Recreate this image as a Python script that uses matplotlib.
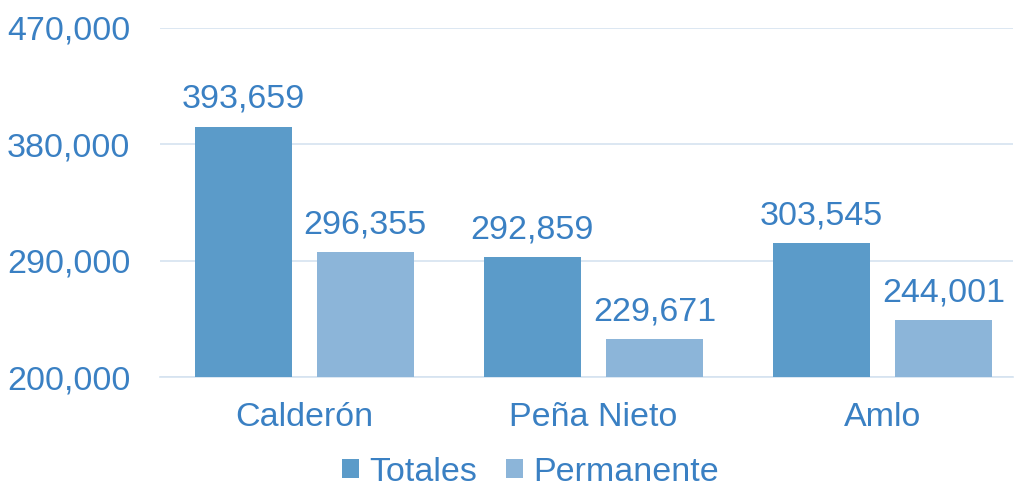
import matplotlib.pyplot as plt
import numpy as np

categories = ["Calderón", "Peña Nieto", "Amlo"]
totales = [393659, 292859, 303545]
permanente = [296355, 229671, 244001]
yticks = [200000, 290000, 380000, 470000]

text_color = "#3a80c3"
c_tot = "#5b9bc9"
c_perm = "#8cb5d9"

plt.rcParams["font.family"] = ["Liberation Sans", "DejaVu Sans"]

fig = plt.figure(figsize=(10.16, 4.9), dpi=100)
ax = fig.add_axes([0.157, 0.2306, 0.84, 0.7124])

x = np.arange(len(categories))
w = 0.335
off = 0.211
ax.bar(x - off, [v - 200000 for v in totales], w, bottom=200000, color=c_tot, label="Totales", zorder=3)
ax.bar(x + off, [v - 200000 for v in permanente], w, bottom=200000, color=c_perm, label="Permanente", zorder=3)

fs = 24.5
for xs, vals in [(x - off, totales), (x + off, permanente)]:
    for xi, v in zip(xs, vals):
        ax.text(xi, v + 9000, f"{v:,}", ha="center", va="bottom", fontsize=fs, color=text_color)

ax.set_ylim(200000, 470000)
ax.set_xlim(-0.5, 2.45)
ax.set_yticks(yticks)
ax.set_yticklabels([f"{v:,}" for v in yticks])
ax.set_xticks(x)
ax.set_xticklabels(categories)
ax.tick_params(axis="both", length=0, labelsize=fs, colors=text_color)
ax.tick_params(axis="y", pad=21)
ax.tick_params(axis="x", pad=18)
ax.grid(axis="y", color="#d5e3f0", linewidth=1.2, zorder=0)
for s in ["top", "right", "left"]:
    ax.spines[s].set_visible(False)
ax.spines["bottom"].set_color("#d5e3f0")
ax.spines["bottom"].set_linewidth(1.2)

leg = fig.legend(loc="lower center", bbox_to_anchor=(0.522, -0.03), ncol=2, frameon=False, borderpad=0.0,
                 fontsize=fs, handlelength=0.5, handleheight=0.5, handletextpad=0.3, columnspacing=0.85)
for t in leg.get_texts():
    t.set_color(text_color)

fig.savefig("out.png", dpi=100)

● **WHAT IS ASKED**:
Copy out the whole listing exactly, and don't carry over any pictures.

● **WORKED SOLUTION**:
Recreate this image as a Python script that uses matplotlib.
import matplotlib.pyplot as plt
import numpy as np

categories = ["Calderón", "Peña Nieto", "Amlo"]
totales = [393659, 292859, 303545]
permanente = [296355, 229671, 244001]
yticks = [200000, 290000, 380000, 470000]

text_color = "#3a80c3"
c_tot = "#5b9bc9"
c_perm = "#8cb5d9"

plt.rcParams["font.family"] = ["Liberation Sans", "DejaVu Sans"]

fig = plt.figure(figsize=(10.16, 4.9), dpi=100)
ax = fig.add_axes([0.157, 0.2306, 0.84, 0.7124])

x = np.arange(len(categories))
w = 0.335
off = 0.211
ax.bar(x - off, [v - 200000 for v in totales], w, bottom=200000, color=c_tot, label="Totales", zorder=3)
ax.bar(x + off, [v - 200000 for v in permanente], w, bottom=200000, color=c_perm, label="Permanente", zorder=3)

fs = 24.5
for xs, vals in [(x - off, totales), (x + off, permanente)]:
    for xi, v in zip(xs, vals):
        ax.text(xi, v + 9000, f"{v:,}", ha="center", va="bottom", fontsize=fs, color=text_color)

ax.set_ylim(200000, 470000)
ax.set_xlim(-0.5, 2.45)
ax.set_yticks(yticks)
ax.set_yticklabels([f"{v:,}" for v in yticks])
ax.set_xticks(x)
ax.set_xticklabels(categories)
ax.tick_params(axis="both", length=0, labelsize=fs, colors=text_color)
ax.tick_params(axis="y", pad=21)
ax.tick_params(axis="x", pad=18)
ax.grid(axis="y", color="#d5e3f0", linewidth=1.2, zorder=0)
for s in ["top", "right", "left"]:
    ax.spines[s].set_visible(False)
ax.spines["bottom"].set_color("#d5e3f0")
ax.spines["bottom"].set_linewidth(1.2)

leg = fig.legend(loc="lower center", bbox_to_anchor=(0.522, -0.03), ncol=2, frameon=False, borderpad=0.0,
                 fontsize=fs, handlelength=0.5, handleheight=0.5, handletextpad=0.3, columnspacing=0.85)
for t in leg.get_texts():
    t.set_color(text_color)

fig.savefig("out.png", dpi=100)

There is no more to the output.